Tutto questo non ha nulla a che fare con la discrezionalità, o meglio con l’arbitrarietà di chi, senza avere i titoli nemmeno per trasformare la giustizia in equità, ovvero per passare dal generale al particolare, si arroga ad esempio addirittura il diritto di non far applicare una norma. Esempio: nel video del brano Solo insieme saremo felici (2013) di Gianni Morandi si forma una giovane coppia. Non entriamo nei dettagli, che sarebbero pur interessanti per la caratterizzazione di personaggi e situazioni. Quella che ci interessa è la sequenza finale: i due sfrecciano su un “vecchio” Maggiolino Volkswagen rosso fiammante e con la capotte abbassata, lui alla guida e lei in piedi che si sbraccia, naturalmente senza cinture di sicurezza. Sono su una strada provinciale, tutta curve e con i platani a lato delle carreggiate; una Pantera della polizia stradale li ferma (naturalmente il più anziano dei due è lo stesso Morandi), si mima il “patente-e-libretto”, si critica l’assenza del dispositivo di sicurezza e forse anche la velocità, e poi – con fare paternalistico – si decide di lasciar andare la coppia senza alcuna conseguenza.

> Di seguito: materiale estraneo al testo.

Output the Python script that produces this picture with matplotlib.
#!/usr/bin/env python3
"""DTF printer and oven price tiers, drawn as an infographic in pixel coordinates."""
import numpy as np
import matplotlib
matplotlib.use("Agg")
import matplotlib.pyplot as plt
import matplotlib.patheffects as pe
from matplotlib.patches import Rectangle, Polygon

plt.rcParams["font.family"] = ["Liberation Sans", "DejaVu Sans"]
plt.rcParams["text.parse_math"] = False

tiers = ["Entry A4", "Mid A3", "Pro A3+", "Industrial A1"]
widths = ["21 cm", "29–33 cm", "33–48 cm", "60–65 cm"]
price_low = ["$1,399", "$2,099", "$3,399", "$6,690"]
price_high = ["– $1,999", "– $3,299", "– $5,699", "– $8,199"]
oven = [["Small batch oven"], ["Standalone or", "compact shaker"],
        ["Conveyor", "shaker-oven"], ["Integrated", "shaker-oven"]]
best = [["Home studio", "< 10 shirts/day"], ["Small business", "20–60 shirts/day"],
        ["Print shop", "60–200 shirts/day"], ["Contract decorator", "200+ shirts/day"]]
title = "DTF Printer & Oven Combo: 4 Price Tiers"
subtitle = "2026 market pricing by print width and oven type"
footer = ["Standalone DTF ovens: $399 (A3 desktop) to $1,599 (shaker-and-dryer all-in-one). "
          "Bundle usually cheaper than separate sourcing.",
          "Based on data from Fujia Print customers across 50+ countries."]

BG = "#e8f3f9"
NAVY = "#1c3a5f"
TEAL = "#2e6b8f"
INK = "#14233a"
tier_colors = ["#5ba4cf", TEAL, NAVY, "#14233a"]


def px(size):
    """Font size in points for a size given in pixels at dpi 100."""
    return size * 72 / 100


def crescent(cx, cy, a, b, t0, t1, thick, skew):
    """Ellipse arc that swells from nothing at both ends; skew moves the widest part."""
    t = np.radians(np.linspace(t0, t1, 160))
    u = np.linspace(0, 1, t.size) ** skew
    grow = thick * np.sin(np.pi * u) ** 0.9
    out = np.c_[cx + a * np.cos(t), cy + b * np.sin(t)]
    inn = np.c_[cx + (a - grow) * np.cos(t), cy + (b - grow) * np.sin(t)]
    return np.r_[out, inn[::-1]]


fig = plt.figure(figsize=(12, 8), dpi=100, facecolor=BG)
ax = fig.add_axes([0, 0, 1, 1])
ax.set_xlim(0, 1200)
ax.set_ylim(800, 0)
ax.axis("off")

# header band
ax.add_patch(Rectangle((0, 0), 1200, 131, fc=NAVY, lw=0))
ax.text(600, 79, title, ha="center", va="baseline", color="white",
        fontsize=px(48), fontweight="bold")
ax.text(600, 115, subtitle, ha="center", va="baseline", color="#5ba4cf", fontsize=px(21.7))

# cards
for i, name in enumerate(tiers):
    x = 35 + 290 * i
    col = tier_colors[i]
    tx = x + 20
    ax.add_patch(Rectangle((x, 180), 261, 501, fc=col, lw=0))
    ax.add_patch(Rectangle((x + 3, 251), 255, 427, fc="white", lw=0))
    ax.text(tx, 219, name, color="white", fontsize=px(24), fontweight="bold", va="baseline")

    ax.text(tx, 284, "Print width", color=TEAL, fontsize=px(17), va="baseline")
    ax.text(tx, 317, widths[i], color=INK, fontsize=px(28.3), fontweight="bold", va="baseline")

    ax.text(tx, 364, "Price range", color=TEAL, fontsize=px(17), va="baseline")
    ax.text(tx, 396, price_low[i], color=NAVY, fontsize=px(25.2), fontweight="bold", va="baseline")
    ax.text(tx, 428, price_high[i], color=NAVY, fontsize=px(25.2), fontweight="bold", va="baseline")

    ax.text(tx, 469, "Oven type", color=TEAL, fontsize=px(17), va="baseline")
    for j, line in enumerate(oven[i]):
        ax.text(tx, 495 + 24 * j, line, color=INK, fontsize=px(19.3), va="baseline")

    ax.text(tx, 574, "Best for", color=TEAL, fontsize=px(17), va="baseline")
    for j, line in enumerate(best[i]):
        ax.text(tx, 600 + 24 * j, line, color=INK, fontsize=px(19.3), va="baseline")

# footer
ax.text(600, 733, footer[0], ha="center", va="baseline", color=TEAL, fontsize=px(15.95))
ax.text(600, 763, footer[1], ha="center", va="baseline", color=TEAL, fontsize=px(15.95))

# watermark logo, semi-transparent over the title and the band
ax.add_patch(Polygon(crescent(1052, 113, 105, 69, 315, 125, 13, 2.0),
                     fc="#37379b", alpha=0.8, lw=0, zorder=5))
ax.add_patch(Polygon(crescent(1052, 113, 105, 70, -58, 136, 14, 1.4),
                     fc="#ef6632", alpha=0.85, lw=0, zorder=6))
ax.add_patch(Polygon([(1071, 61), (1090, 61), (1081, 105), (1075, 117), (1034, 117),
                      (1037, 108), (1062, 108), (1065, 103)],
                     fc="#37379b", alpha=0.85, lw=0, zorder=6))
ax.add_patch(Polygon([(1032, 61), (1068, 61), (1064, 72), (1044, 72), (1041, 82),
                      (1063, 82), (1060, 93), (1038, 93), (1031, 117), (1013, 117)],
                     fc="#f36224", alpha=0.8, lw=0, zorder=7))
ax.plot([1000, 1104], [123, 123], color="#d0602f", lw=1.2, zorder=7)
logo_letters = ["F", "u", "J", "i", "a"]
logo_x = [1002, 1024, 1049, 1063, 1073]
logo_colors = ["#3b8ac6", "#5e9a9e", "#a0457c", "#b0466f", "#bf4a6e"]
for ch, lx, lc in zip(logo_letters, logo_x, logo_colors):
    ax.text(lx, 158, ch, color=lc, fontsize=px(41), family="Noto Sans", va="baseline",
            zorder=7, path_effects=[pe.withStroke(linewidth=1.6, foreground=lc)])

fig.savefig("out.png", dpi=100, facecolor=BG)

Ecco, questa è l’Italia, almeno l’Italia di questi anni: un misto spaventoso di determinismo e discrezionalità. Dove, ad esempio, la mobilità sociale è pressoché nulla (leggete Thomas Piketty per un quadro più ampio e documentale) e questo fatto è vissuto come un’oscura fatalità. Ma tale determinismo è alimentato da quello che solo all’apparenza è il suo opposto, ovvero la discrezionalità che vige al di sopra delle leggi e delle norme, nel nostro Paese infinite e incomprensibili affinché siano de facto inapplicabili. E così – esempio che sembrerà banale, e proprio tale banalità è spaventosa, come insegna Hannah Arendt – il docente universitario avrà naturalmente il figlio che svolgerà lo stesso mestiere perché quest’ultimo ha potuto studiare, dedicarsi esclusivamente allo studio, e sarà naturalmente più bravo (determinismo), e qualora non sia così bravo da meritarsi quel posto, lo otterrà ugualmente perché il bando di concorso al quale parteciperà sarà tagliato a sua misura da un collega dell’ottimo padre (discrezionalità).
Fatalmente discrezionali, deterministi arbitrari: questo siamo, e le possibilità che una tale situazione sia riformabile sono ridottissime. L’alternativa ha un nome antico, ma a invocarla si rischia d’infrangere la legge, la nostra legge giusta ed equa.